Please print exactly the lines below, from the start of the material up to and including the line with "plt.rcParams['font.family'] = ['Liberation", but none of the pictures.
┌─ DATA SECTION
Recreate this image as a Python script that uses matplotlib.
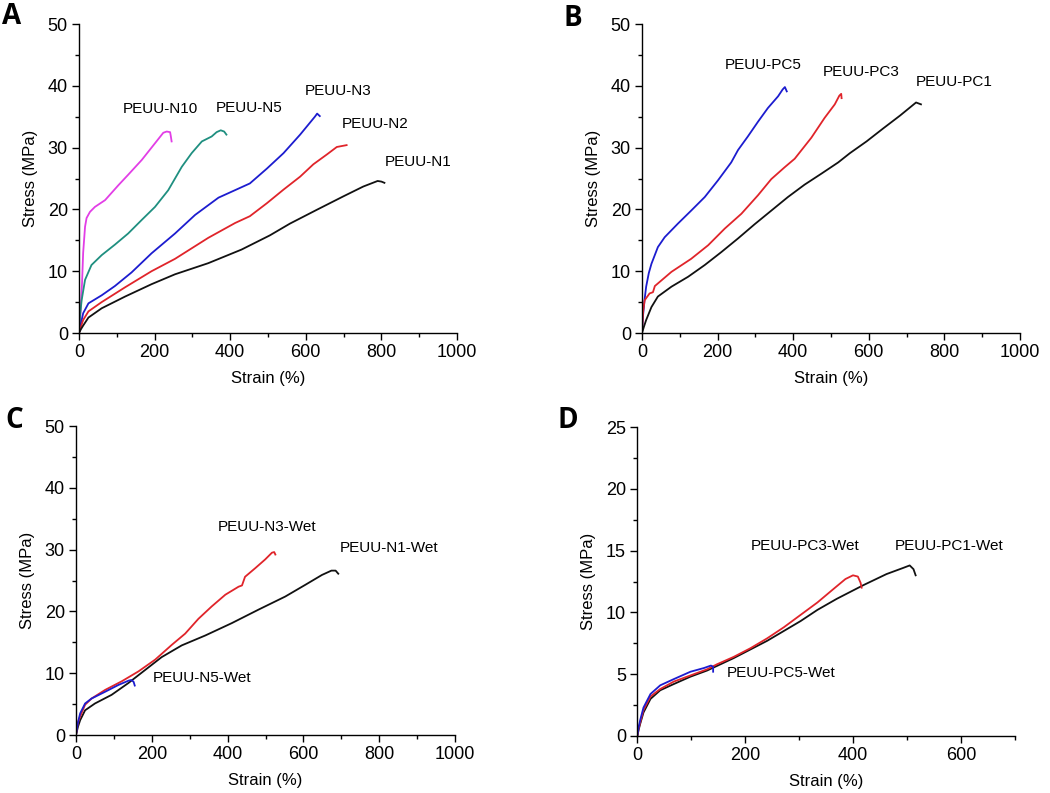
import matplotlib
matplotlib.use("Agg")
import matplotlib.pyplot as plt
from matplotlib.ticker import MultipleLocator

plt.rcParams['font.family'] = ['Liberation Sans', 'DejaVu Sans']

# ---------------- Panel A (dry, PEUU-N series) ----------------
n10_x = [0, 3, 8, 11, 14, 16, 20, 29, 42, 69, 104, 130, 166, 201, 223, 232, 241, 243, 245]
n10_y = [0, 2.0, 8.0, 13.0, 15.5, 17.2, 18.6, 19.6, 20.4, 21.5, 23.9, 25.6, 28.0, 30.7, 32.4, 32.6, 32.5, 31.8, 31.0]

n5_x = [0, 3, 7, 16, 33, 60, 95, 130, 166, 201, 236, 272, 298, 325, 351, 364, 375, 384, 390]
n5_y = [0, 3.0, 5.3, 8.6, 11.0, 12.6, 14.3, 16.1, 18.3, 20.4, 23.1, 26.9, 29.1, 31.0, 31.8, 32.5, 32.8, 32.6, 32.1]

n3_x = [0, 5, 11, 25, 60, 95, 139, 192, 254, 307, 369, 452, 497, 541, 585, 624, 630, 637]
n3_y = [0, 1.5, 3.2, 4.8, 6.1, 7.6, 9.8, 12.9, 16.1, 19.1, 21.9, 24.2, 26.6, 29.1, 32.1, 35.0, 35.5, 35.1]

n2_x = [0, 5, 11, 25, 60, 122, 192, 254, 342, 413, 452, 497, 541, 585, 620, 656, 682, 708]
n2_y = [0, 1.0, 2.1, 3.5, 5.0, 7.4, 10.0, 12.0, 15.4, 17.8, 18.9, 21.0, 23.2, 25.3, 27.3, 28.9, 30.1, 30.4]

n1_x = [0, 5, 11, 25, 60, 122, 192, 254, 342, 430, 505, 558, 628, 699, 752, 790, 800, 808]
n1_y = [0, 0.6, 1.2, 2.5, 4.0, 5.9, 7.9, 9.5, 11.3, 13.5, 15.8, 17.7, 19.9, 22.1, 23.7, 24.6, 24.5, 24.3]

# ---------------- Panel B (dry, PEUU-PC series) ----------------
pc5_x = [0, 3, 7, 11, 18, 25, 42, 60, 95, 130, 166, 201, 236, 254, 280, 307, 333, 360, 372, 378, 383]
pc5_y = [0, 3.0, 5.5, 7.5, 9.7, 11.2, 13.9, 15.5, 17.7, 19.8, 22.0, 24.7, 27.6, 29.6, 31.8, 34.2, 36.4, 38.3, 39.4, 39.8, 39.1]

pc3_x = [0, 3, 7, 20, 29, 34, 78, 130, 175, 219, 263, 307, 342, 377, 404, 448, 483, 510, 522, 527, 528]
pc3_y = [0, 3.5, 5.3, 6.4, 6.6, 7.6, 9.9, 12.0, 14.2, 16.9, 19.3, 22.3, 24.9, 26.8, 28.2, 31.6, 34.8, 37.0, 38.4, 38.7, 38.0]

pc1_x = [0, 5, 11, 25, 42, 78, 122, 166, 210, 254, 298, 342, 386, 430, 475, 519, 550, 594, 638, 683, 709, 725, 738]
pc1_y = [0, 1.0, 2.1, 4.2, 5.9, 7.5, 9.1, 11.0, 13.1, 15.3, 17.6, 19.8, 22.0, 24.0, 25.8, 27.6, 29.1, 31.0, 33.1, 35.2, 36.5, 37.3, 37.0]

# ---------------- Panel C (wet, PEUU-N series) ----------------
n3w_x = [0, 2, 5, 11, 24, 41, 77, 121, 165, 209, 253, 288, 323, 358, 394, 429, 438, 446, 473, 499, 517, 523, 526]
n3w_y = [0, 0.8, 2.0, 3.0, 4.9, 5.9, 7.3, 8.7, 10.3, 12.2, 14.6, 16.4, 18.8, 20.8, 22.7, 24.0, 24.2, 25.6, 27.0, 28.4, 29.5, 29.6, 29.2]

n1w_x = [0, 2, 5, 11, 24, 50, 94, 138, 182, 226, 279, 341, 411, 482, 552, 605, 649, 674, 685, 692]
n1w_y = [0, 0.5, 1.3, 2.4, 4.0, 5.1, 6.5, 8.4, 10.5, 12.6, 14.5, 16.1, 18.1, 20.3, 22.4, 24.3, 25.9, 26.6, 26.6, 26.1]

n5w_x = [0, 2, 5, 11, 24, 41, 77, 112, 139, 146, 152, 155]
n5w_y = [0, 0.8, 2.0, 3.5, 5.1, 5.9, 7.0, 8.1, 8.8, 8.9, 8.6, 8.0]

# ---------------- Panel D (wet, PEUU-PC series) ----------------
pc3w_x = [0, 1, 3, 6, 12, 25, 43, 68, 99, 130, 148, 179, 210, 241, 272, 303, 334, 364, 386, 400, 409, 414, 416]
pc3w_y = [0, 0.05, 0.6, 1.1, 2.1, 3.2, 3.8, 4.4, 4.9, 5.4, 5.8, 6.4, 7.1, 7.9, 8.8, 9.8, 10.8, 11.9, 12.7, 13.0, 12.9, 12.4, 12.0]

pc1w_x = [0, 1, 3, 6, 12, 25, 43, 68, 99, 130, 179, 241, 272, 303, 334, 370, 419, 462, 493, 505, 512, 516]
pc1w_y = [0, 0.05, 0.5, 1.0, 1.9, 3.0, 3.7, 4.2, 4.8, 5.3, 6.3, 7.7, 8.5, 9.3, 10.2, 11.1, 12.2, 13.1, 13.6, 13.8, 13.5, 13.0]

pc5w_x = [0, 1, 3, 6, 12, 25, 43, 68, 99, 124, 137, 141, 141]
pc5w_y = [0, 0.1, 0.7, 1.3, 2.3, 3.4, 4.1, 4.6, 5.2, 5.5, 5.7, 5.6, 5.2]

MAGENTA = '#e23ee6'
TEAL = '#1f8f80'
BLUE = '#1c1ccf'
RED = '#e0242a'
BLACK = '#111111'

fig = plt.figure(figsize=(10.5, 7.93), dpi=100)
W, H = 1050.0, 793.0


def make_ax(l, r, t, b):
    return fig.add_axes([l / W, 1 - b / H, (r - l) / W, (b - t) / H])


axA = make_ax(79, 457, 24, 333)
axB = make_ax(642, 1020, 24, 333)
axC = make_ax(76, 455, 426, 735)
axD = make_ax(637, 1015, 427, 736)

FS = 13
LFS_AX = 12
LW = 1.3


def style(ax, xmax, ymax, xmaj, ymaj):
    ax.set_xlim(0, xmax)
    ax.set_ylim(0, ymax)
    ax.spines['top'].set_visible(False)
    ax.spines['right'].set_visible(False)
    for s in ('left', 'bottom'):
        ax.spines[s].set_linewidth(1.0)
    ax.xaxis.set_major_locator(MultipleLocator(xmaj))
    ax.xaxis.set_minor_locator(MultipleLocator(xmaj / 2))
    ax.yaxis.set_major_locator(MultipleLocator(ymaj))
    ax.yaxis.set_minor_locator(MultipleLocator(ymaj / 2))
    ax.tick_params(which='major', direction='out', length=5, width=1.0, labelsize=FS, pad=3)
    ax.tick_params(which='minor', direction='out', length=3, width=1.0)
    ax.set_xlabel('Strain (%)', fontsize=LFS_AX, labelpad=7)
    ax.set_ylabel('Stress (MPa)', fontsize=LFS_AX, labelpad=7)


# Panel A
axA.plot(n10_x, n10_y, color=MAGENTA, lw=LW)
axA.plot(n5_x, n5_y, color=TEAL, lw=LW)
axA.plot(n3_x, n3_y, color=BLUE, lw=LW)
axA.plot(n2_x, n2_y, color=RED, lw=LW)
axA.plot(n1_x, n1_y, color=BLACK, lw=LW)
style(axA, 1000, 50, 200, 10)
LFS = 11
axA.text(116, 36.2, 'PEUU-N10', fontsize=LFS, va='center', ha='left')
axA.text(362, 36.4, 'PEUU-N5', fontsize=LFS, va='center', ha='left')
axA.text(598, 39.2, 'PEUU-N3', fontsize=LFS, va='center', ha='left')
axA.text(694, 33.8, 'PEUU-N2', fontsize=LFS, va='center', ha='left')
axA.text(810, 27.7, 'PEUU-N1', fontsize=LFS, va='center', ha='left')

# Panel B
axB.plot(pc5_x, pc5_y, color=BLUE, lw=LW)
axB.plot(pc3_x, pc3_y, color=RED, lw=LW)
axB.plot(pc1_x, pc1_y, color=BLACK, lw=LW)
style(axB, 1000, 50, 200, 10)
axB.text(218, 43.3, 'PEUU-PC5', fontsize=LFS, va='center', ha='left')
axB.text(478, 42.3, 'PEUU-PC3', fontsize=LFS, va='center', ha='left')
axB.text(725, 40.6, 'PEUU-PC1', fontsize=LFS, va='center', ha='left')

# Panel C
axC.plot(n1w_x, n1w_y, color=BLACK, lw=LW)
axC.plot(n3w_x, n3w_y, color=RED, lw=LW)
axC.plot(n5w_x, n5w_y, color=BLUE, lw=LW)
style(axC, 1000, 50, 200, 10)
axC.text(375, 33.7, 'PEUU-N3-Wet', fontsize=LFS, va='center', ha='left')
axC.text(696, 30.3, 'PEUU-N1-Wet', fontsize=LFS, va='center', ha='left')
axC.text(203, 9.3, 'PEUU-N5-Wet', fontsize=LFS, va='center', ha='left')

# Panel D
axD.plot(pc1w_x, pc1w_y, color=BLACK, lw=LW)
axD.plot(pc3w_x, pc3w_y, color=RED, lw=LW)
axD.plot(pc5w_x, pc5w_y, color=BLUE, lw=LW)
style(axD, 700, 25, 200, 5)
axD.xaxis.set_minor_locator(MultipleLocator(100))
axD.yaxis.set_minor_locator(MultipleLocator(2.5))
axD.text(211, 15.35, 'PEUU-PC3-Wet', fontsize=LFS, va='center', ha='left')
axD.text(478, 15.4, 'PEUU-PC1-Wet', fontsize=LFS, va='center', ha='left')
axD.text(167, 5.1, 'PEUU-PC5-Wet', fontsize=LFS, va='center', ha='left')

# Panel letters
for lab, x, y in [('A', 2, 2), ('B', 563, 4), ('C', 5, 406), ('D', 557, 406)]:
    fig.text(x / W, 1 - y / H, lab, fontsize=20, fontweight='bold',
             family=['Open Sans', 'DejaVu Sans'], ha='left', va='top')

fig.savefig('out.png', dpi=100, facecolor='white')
└─
=== EXERCISE RESPONSE ===
Recreate this image as a Python script that uses matplotlib.
import matplotlib
matplotlib.use("Agg")
import matplotlib.pyplot as plt
from matplotlib.ticker import MultipleLocator

plt.rcParams['font.family'] = ['Liberation Sans', 'DejaVu Sans']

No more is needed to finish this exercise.